* _WRITTEN EXERCISE_: Drop the images; return everything else in the listing below exactly.

* _GIVEN INFORMATION_:
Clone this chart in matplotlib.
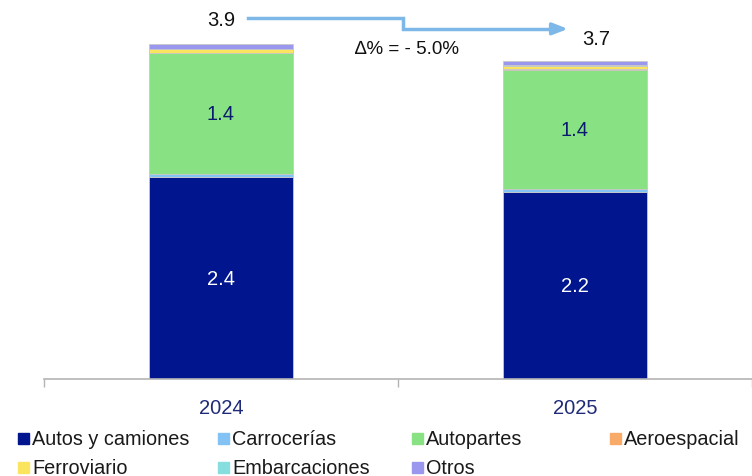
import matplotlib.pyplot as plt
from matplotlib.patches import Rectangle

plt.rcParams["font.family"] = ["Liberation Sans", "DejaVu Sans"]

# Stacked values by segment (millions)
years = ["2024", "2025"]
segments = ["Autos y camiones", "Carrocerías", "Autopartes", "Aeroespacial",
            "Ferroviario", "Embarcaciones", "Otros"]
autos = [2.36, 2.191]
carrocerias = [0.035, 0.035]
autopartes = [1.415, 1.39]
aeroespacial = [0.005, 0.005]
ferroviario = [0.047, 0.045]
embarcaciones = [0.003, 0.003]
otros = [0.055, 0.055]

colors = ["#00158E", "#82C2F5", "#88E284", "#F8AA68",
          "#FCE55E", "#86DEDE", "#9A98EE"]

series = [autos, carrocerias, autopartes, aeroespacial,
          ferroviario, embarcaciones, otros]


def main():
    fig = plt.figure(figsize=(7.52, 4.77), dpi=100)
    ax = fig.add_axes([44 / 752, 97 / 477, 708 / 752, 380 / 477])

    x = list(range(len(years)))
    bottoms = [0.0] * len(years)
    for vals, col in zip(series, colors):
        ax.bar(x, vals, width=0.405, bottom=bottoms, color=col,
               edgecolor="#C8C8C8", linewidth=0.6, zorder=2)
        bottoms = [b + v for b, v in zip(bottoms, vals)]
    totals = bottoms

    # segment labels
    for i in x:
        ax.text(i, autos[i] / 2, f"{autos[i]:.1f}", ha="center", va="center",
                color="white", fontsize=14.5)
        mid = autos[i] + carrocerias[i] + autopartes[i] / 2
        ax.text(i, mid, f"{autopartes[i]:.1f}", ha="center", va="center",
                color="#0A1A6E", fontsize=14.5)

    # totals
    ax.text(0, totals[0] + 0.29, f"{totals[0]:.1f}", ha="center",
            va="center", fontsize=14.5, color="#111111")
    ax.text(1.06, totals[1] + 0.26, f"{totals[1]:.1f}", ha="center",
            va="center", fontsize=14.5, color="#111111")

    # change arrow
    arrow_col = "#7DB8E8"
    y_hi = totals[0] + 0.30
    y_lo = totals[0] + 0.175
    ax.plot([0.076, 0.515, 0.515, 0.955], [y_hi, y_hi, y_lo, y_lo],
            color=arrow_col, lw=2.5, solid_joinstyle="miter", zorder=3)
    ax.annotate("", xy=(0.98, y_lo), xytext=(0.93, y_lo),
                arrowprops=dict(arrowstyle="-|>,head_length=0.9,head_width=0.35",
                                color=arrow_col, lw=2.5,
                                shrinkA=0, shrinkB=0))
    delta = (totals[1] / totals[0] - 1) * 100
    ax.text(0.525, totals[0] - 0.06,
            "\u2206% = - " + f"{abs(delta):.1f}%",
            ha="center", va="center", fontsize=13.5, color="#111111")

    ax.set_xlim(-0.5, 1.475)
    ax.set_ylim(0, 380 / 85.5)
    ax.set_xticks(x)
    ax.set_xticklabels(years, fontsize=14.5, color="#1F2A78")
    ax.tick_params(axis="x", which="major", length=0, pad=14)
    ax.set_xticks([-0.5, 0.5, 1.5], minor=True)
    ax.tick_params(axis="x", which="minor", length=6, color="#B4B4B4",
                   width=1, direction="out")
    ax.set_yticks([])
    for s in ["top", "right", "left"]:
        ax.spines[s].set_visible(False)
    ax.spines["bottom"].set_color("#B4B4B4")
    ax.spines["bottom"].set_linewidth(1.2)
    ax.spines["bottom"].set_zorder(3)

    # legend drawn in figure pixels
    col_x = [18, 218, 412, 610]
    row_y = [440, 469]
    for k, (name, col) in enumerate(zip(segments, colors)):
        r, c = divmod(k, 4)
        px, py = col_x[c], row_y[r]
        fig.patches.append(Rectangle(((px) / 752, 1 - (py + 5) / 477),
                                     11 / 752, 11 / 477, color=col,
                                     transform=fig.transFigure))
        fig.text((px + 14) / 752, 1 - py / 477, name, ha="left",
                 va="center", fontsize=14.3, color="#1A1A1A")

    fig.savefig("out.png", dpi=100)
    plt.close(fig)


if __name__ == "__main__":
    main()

* _SOLUTION_:
Clone this chart in matplotlib.
import matplotlib.pyplot as plt
from matplotlib.patches import Rectangle

plt.rcParams["font.family"] = ["Liberation Sans", "DejaVu Sans"]

# Stacked values by segment (millions)
years = ["2024", "2025"]
segments = ["Autos y camiones", "Carrocerías", "Autopartes", "Aeroespacial",
            "Ferroviario", "Embarcaciones", "Otros"]
autos = [2.36, 2.191]
carrocerias = [0.035, 0.035]
autopartes = [1.415, 1.39]
aeroespacial = [0.005, 0.005]
ferroviario = [0.047, 0.045]
embarcaciones = [0.003, 0.003]
otros = [0.055, 0.055]

colors = ["#00158E", "#82C2F5", "#88E284", "#F8AA68",
          "#FCE55E", "#86DEDE", "#9A98EE"]

series = [autos, carrocerias, autopartes, aeroespacial,
          ferroviario, embarcaciones, otros]


def main():
    fig = plt.figure(figsize=(7.52, 4.77), dpi=100)
    ax = fig.add_axes([44 / 752, 97 / 477, 708 / 752, 380 / 477])

    x = list(range(len(years)))
    bottoms = [0.0] * len(years)
    for vals, col in zip(series, colors):
        ax.bar(x, vals, width=0.405, bottom=bottoms, color=col,
               edgecolor="#C8C8C8", linewidth=0.6, zorder=2)
        bottoms = [b + v for b, v in zip(bottoms, vals)]
    totals = bottoms

    # segment labels
    for i in x:
        ax.text(i, autos[i] / 2, f"{autos[i]:.1f}", ha="center", va="center",
                color="white", fontsize=14.5)
        mid = autos[i] + carrocerias[i] + autopartes[i] / 2
        ax.text(i, mid, f"{autopartes[i]:.1f}", ha="center", va="center",
                color="#0A1A6E", fontsize=14.5)

    # totals
    ax.text(0, totals[0] + 0.29, f"{totals[0]:.1f}", ha="center",
            va="center", fontsize=14.5, color="#111111")
    ax.text(1.06, totals[1] + 0.26, f"{totals[1]:.1f}", ha="center",
            va="center", fontsize=14.5, color="#111111")

    # change arrow
    arrow_col = "#7DB8E8"
    y_hi = totals[0] + 0.30
    y_lo = totals[0] + 0.175
    ax.plot([0.076, 0.515, 0.515, 0.955], [y_hi, y_hi, y_lo, y_lo],
            color=arrow_col, lw=2.5, solid_joinstyle="miter", zorder=3)
    ax.annotate("", xy=(0.98, y_lo), xytext=(0.93, y_lo),
                arrowprops=dict(arrowstyle="-|>,head_length=0.9,head_width=0.35",
                                color=arrow_col, lw=2.5,
                                shrinkA=0, shrinkB=0))
    delta = (totals[1] / totals[0] - 1) * 100
    ax.text(0.525, totals[0] - 0.06,
            "\u2206% = - " + f"{abs(delta):.1f}%",
            ha="center", va="center", fontsize=13.5, color="#111111")

    ax.set_xlim(-0.5, 1.475)
    ax.set_ylim(0, 380 / 85.5)
    ax.set_xticks(x)
    ax.set_xticklabels(years, fontsize=14.5, color="#1F2A78")
    ax.tick_params(axis="x", which="major", length=0, pad=14)
    ax.set_xticks([-0.5, 0.5, 1.5], minor=True)
    ax.tick_params(axis="x", which="minor", length=6, color="#B4B4B4",
                   width=1, direction="out")
    ax.set_yticks([])
    for s in ["top", "right", "left"]:
        ax.spines[s].set_visible(False)
    ax.spines["bottom"].set_color("#B4B4B4")
    ax.spines["bottom"].set_linewidth(1.2)
    ax.spines["bottom"].set_zorder(3)

    # legend drawn in figure pixels
    col_x = [18, 218, 412, 610]
    row_y = [440, 469]
    for k, (name, col) in enumerate(zip(segments, colors)):
        r, c = divmod(k, 4)
        px, py = col_x[c], row_y[r]
        fig.patches.append(Rectangle(((px) / 752, 1 - (py + 5) / 477),
                                     11 / 752, 11 / 477, color=col,
                                     transform=fig.transFigure))
        fig.text((px + 14) / 752, 1 - py / 477, name, ha="left",
                 va="center", fontsize=14.3, color="#1A1A1A")

    fig.savefig("out.png", dpi=100)
    plt.close(fig)


if __name__ == "__main__":
    main()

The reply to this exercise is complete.